Setra-Oldies sollen rollen

Ziel ist dabei weder der Aufbau eines Museums mit Warnschildern „Bitte nicht berühren“ noch ein Superzustand für den nächsten Concours d’Elegance. Die Setra-Oldies sollen rollen, gesehen und gefahren werden und als reife Klassiker ihre Lebensspuren nicht verbergen. Sie zeigen die Narben ihrer Einsätze, sind keine unantastbaren Schmuck-stücke. Setra profitiert vom Heimspiel: Konstruktionszeichnungen und Teilelisten liegen im Archiv, es gibt viele Mitarbeiter mit langjähriger Erfahrung. Wenn das hauseigene Lager Teile von älteren Semestern aussortiert, profitieren die Klassiker. Die Auszubildenden in der Lehrwerkstatt lernen mitunter am Objekt und helfen bei kleineren Malheurs, fertigen Teile nach. Blech- und Gerippearbeiten übernimmt das Kundendienstzentrum Neu-Ulm. Dessen Spezialisten kennen sich auch mit älteren Semestern aus. Ergebnis ist ein einzigartiges fahrendes Museum der Omnibusszene. Die Klassiker stehen neben ihren jungen Nachfahren im Kundencenter in Neu-Ulm, sie rollen zu Kundenjubiläen, repräsentieren die Renommiermarke Setra auf Messen oder bei einschlägigen Oldtimerfahrten. Ottmar Steiner hat den Fuhrpark im Blick. Er führt Buch über sämtliche Einsätze und sorgt dafür, dass keiner der Senioren mangels Bewegung einrostet. Steiner hält auch den Kontakt zur Klassikerszene, schaut fortlaufend nach Ersatzteilen.
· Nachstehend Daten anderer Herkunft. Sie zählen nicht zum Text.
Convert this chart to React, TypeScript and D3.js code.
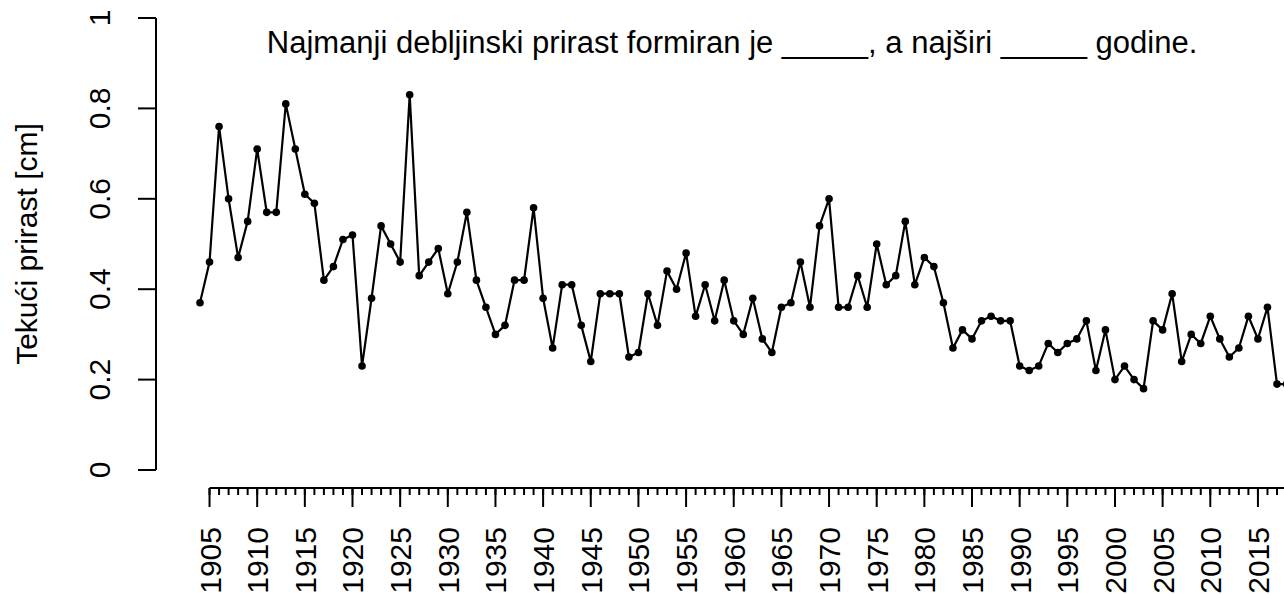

So wartet im Regal ein Henschel-Motor auf seinen Einbau in einen Setra S 9 - Setra hat ihn samt Getriebe von einem Bauern übernommen, der damit zuvor landwirtschaftliches Gerät antrieb. Manchmal erhält Steiner unerwartete Unterstützung: Dann steht wieder einmal eine Kiste mit einem Zettel dran vor der Tür.